We are interested in sculpture as a form of transformation — of material, of perception, and of human experience. Through monumental sculpture, installation, and spatial environments, our practice explores the relationship between the engineered and the organic, permanence and impermanence, monumentality and intimacy.
Working across bronze, stainless steel, stone, light, organic matter, and industrial materials, we create forms that blur distinctions between sculpture, architecture, artifact, and environment. Familiar materials are often transformed into perceptual contradictions: stone appears soft, metal becomes fluid, industrial forms feel biological, and monumental structures evoke vulnerability and emotional presence. Through this material ambiguity, we investigate how meaning is constructed physically, psychologically, and culturally.
As collaborative artists and partners in life, dialogue and tension are central to our process. The work emerges through an ongoing exchange of differing instincts, perspectives, and sensibilities. Rather than seeking resolution, we are interested in the friction between ideas — the way opposing approaches can generate forms neither of us would arrive at independently.
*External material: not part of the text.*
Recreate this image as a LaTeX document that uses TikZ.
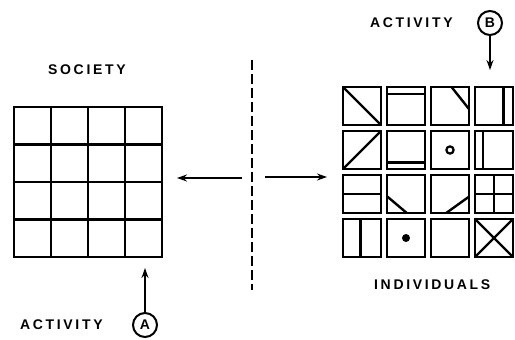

Collaboration, for us, is not simply shared authorship, but the creation of a third creative language that exists beyond the individual.
We approach sculpture not as a static object, but as a spatial encounter. Scaled to engage the body directly, our works invite movement, reflection, interaction, and emotional participation. Through scale, reflection, texture, and light, the sculptures create shifting perceptual experiences that heighten awareness of the body in space and the viewer’s relationship to the surrounding environment.
Underlying the practice is an ongoing exploration of inherited memory, mythology, emotional architecture, and collective experience. We are drawn to forms that feel simultaneously ancient and futuristic, sacred and industrial, personal and archetypal. Referencing systems found in nature, ritual, erosion, growth, and human psychology, the works remain intentionally open-ended, allowing viewers to project their own narratives and associations onto the forms.
At the core of our practice is a desire to make intangible experiences physical — to give form to memory, tension, transformation, and becoming. We see sculpture as a threshold between the psychological and the physical, the intimate and the monumental, creating spaces that invite contemplation, ambiguity, and connection.